I have had the pleasure of spending the past 40+ years travelling to hundreds of interesting locales and have learned a few ins and outs about travel, but that certainly was not the case when I initially started.
One of my first adventures was a whirlwind trip through Europe on a coach with 30 of my new best friends. I was young and naive and, because I was born in Europe, and had visited five or six countries thought of myself as a word traveller. Little did I know…
My adventure started in London, where I made mistake number one: I rented a car. After four hours of trying to find Hampton Court, which included driving on tower Bridge on the wrong side, hitting a man on a scooter and looking the wrong way in a traffic circle, I finally made it, totally frazzled.
I left London and boarded the ferry to cross the North Sea, with no concept of how rough the water could be. Three hours of non-stop up and downs, sideway rolls and food not wishing to stay in my stomach, I finally set foot on the continent. Where I then started my tour of seven countries in 14 days (I discovered that a 14 day tour is really only 12 days with one day arriving and one day departing).
The trip began in Amsterdam with a quick canal cruise and a visit to the Rijk’smuseum. The company I chose was a ‘tourist class’ outfit and I soon learned that tourist class meant budget class, something which in Europe means a whole lot less than it does in North America.
The coach travelled along the Rhine with a stop at Lorelei for a short boat cruise. Our guide, Franco, was Italian and it turned out that he, along with his brother, owned the company… and this was their first tour. To make matters more frustrating, his English was terrible.
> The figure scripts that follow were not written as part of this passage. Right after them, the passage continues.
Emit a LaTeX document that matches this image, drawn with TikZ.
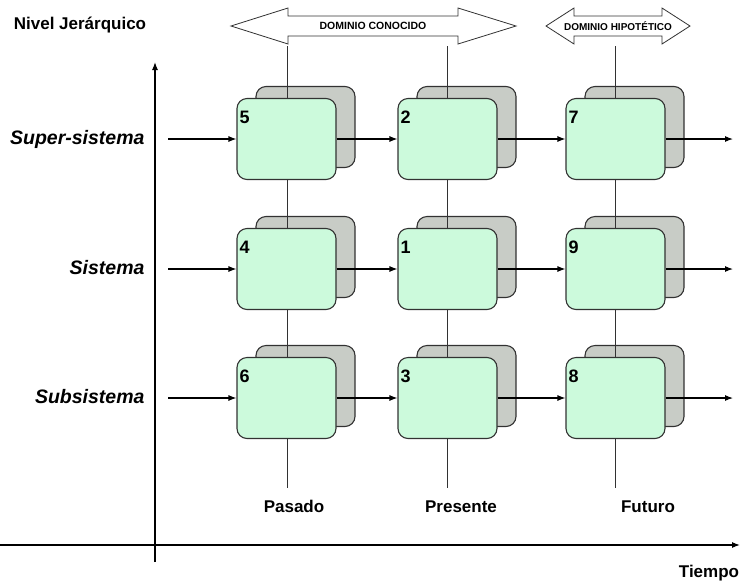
\documentclass[tikz,border=0pt]{standalone}
\usepackage{fontspec}
\setmainfont{Liberation Sans}
\usepackage{xcolor}
\usepackage{tikz}
\usetikzlibrary{arrows.meta}

\definecolor{mint}{RGB}{204,250,220}
\definecolor{stone}{RGB}{200,204,198}
\definecolor{edge}{RGB}{50,50,50}

\tikzset{
  >={Latex[length=8pt,width=6pt]},
  front/.style={draw=edge, line width=1.1pt, fill=mint, rounded corners=10pt,
    minimum width=99pt, minimum height=81pt, inner sep=0pt},
  back/.style={draw=edge, line width=1.1pt, fill=stone, rounded corners=10pt,
    minimum width=99pt, minimum height=81pt, inner sep=0pt},
  num/.style={anchor=north west, inner sep=0pt, xshift=3pt, yshift=-13pt,
    font=\fontsize{18}{20}\selectfont\bfseries},
  lbl/.style={anchor=base, font=\fontsize{17}{20}\selectfont\bfseries},
  lvl/.style={anchor=base east, font=\fontsize{19.5}{22}\selectfont\bfseries\itshape},
  dom/.style={draw=edge, line width=0.8pt, fill=white}
}

\begin{document}
\begin{tikzpicture}[x=1pt,y=-1pt]
  \useasboundingbox (0,0) rectangle (741,582);

  % Axes
  \coordinate (o) at (155,562);
  \coordinate (ytop) at (155,62);
  \coordinate (xl) at (0,545);
  \coordinate (xr) at (740,545);
  \draw[->, line width=1.2pt] (o) -- (ytop);
  \draw[->, line width=1.2pt] (xl) -- (xr);
  \node[lbl] (nivel) at (80,29) {Nivel Jerárquico};
  \node[lbl] (tiempo) at (709,577) {Tiempo};

  % Domains
  \draw[dom] (231,26) -- (288,8) -- (288,16) -- (458,16) -- (458,8) -- (516,26)
    -- (458,44) -- (458,36) -- (288,36) -- (288,44) -- cycle;
  \node[font=\fontsize{10.5}{12}\selectfont\bfseries] (conocido) at (373,26) {DOMINIO CONOCIDO};
  \draw[dom] (546,26) -- (574,8) -- (574,16) -- (662,16) -- (662,8) -- (690,26)
    -- (662,44) -- (662,36) -- (574,36) -- (574,44) -- cycle;
  \node[font=\fontsize{10}{12}\selectfont\bfseries] (hipotetico) at (618,26) {DOMINIO HIPOTÉTICO};

  % Back boxes
  \node[back] (s5) at (305.5,127) {};
  \node[back] (s2) at (466.5,127) {};
  \node[back] (s7) at (634.5,127) {};
  \node[back] (s4) at (305.5,257) {};
  \node[back] (s1) at (466.5,257) {};
  \node[back] (s9) at (634.5,257) {};
  \node[back] (s6) at (305.5,386) {};
  \node[back] (s3) at (466.5,386) {};
  \node[back] (s8) at (634.5,386) {};

  % Time lines
  \coordinate (p1) at (287,46);
  \coordinate (q1) at (287,488);
  \coordinate (p2) at (447.5,46);
  \coordinate (q2) at (447.5,488);
  \coordinate (p3) at (615.5,46);
  \coordinate (q3) at (615.5,488);
  \draw[edge, line width=0.7pt] (p1) -- (q1);
  \draw[edge, line width=0.7pt] (p2) -- (q2);
  \draw[edge, line width=0.7pt] (p3) -- (q3);
  \node[lbl] (pasado) at (294,512) {Pasado};
  \node[lbl] (presente) at (461,512) {Presente};
  \node[lbl] (futuro) at (648,512) {Futuro};

  % Front boxes
  \node[front, label={[num]north west:5}] (b5) at (286.5,139) {};
  \node[front, label={[num]north west:2}] (b2) at (447.5,139) {};
  \node[front, label={[num]north west:7}] (b7) at (615.5,139) {};
  \node[front, label={[num]north west:4}] (b4) at (286.5,269) {};
  \node[front, label={[num]north west:1}] (b1) at (447.5,269) {};
  \node[front, label={[num]north west:9}] (b9) at (615.5,269) {};
  \node[front, label={[num]north west:6}] (b6) at (286.5,398) {};
  \node[front, label={[num]north west:3}] (b3) at (447.5,398) {};
  \node[front, label={[num]north west:8}] (b8) at (615.5,398) {};

  % Levels
  \node[lvl] (super) at (148,144) {Super-sistema};
  \node[lvl] (sistema) at (148,274) {Sistema};
  \node[lvl] (sub) at (148,403) {Subsistema};

  % Flows
  \coordinate (in1) at (168,139);
  \coordinate (in2) at (168,269);
  \coordinate (in3) at (168,398);
  \coordinate (out1) at (733,139);
  \coordinate (out2) at (733,269);
  \coordinate (out3) at (733,398);
  \draw[->, line width=1.1pt] (in1) -- (b5);
  \draw[->, line width=1.1pt] (b5) -- (b2);
  \draw[->, line width=1.1pt] (b2) -- (b7);
  \draw[->, line width=1.1pt] (b7) -- (out1);
  \draw[->, line width=1.1pt] (in2) -- (b4);
  \draw[->, line width=1.1pt] (b4) -- (b1);
  \draw[->, line width=1.1pt] (b1) -- (b9);
  \draw[->, line width=1.1pt] (b9) -- (out2);
  \draw[->, line width=1.1pt] (in3) -- (b6);
  \draw[->, line width=1.1pt] (b6) -- (b3);
  \draw[->, line width=1.1pt] (b3) -- (b8);
  \draw[->, line width=1.1pt] (b8) -- (out3);
\end{tikzpicture}
\end{document}
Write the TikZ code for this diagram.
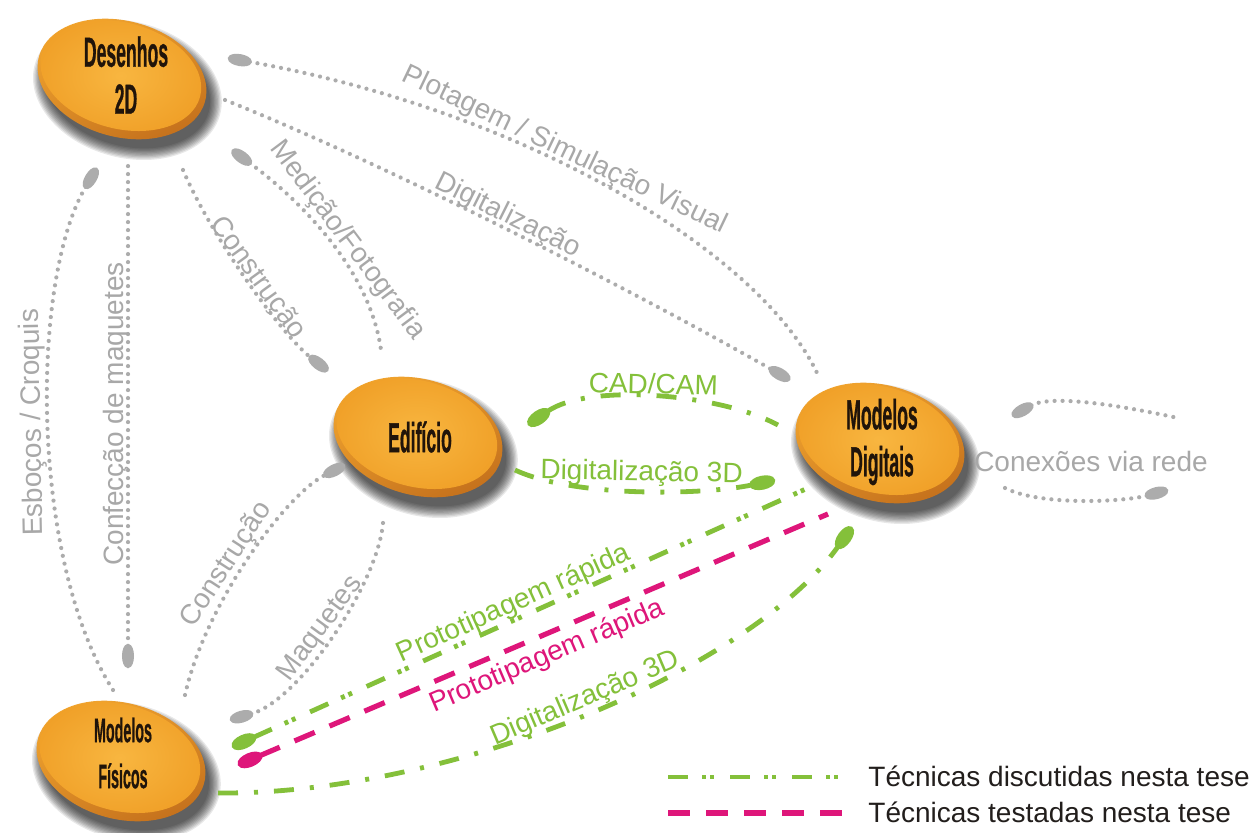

The group I was with was very international. We had a few people from Iran, who spoke no English, several from Nairobi, a couple of Americans, some English folks and two from India. Franco’s readiness to speak Italian was lost, as there were was no one there from Italy.
We continued through Switzerland and found ourselves in a mountainous snowstorm as we crossed the Gotthard Pass. Visibility was so limited and the steep slopes so scary that a woman began to cry, which of course led to uneasiness by everyone else.
Finally we made it to the bottom of the Alps and by now I was thoroughly confused with the currency. This was prior to the Euro at a time when passport entry to each country was mandatory. We had also discovered a fellow passenger, Melba, a self-proclaimed, well-to-do, seasoned traveller, found fault with everything around us. Constantly complaining about minute details and blaming Franco for everything, she was responsible for a near mutiny on our coach.
Vienna, our next main stop started interestingly enough with the bus becoming lost enroute to finding our hotel. Roley, our driver was taking directions from Franco who could not find the property. I learned later that we had somehow lost our initial reservation and Franco was trying to find a new hotel for his 30+ charges. After several hours of combing the city we stopped at a hotel that could accommodate us and I found myself sleeping on a cot in a tiny room. ‘Tourist Class’ had a whole new meaning for me. Even Roley, the driver was complaining openly about our guide.
The following morning it was announced that Melba had decided to return to New Jersey the evening before and we could not help wonder if she left of her own free will or was asked to do so or, perhaps, Franco had hidden her in the luggage area of the bus.
From Vienna we crossed into Italy and it was as if we had been transformed into an entirely different tour. Franco was home and began to explain every detail of life in Italy. Our visits to Venice, Florence, Rome, Milan and Pisa were refreshingly wonderful.
I was sad to leave Italy, fearful of what lay in store. Fortunately for me I was young and resilient, whereas most of the passengers were over 50 and not willing to let issues roll off their backs as easily. We continued into France and stayed in Paris, which was uneventful from a problem perspective. Franco was back to his old self pointing out the odd bridge or a passing train, without any reference other than “Look, a train,” or “Look, a bridge.”
I jumped the tour in Brussels and took a train to visit with my relatives in southern Holland, before taking the Hovercraft back to Dover (no more ferries across the North Sea for me). Looking back it was an adventure still vivid in my mind. Since then I have taken great care in planning every detail of every trip I have ever taken, for, as interesting and eventful as that first exploration was it was not one I ever want to repeat.